Efficient threat detection in cybersecurity faces critical challenges, including managing false positives and negatives, keeping pace with sophisticated and evolving attack methods, analyzing vast amounts of data in real-time, and providing actionable insights with minimal resources. Traditional detection solutions often lack the context and visibility needed to differentiate between benign and malicious activities, especially in environments with encrypted traffic, fragmented tools, and emerging technologies like IoT and cloud platforms.
Among this sea of alerts lies the critical challenge of detecting true threats—those subtle, often hidden signals that indicate malicious activity—without drowning in false positives. High-fidelity detection, the ability to pinpoint real threats with precision and accuracy, has become the holy grail for security teams. Yet, separating actionable signals from the surrounding noise remains one of the most complex and persistent problems, demanding advanced tools, innovative methodologies, and a shift in how we approach threat detection and response.
Most organizations today lack the manpower and the visibility needed to effectively detect and investigate security alerts triggered by their own solutions. The traditional approach of correlating events from different sources using SIEM is an important step in prioritizing investigations.

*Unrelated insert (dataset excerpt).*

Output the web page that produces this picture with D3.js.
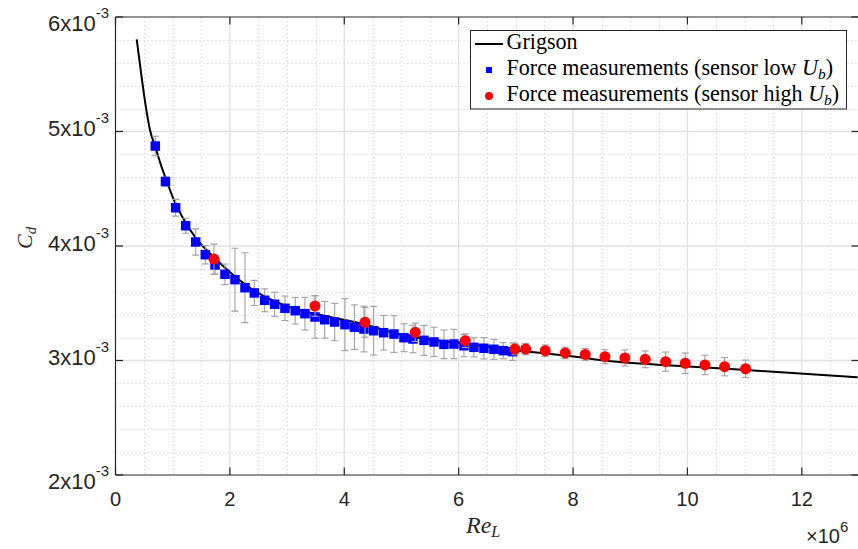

However, trying to understand the scope of a threat through log data is rarely enough as the log data is often disparate and lacks context, requiring significant effort to normalize and correlate the logs into actionable insights.
As a result, the time it takes to respond to incidents remains a significant bottleneck, with many organizations struggling to act quickly due to the complexity of correlating data from different tools and the reliance on highly skilled analysts.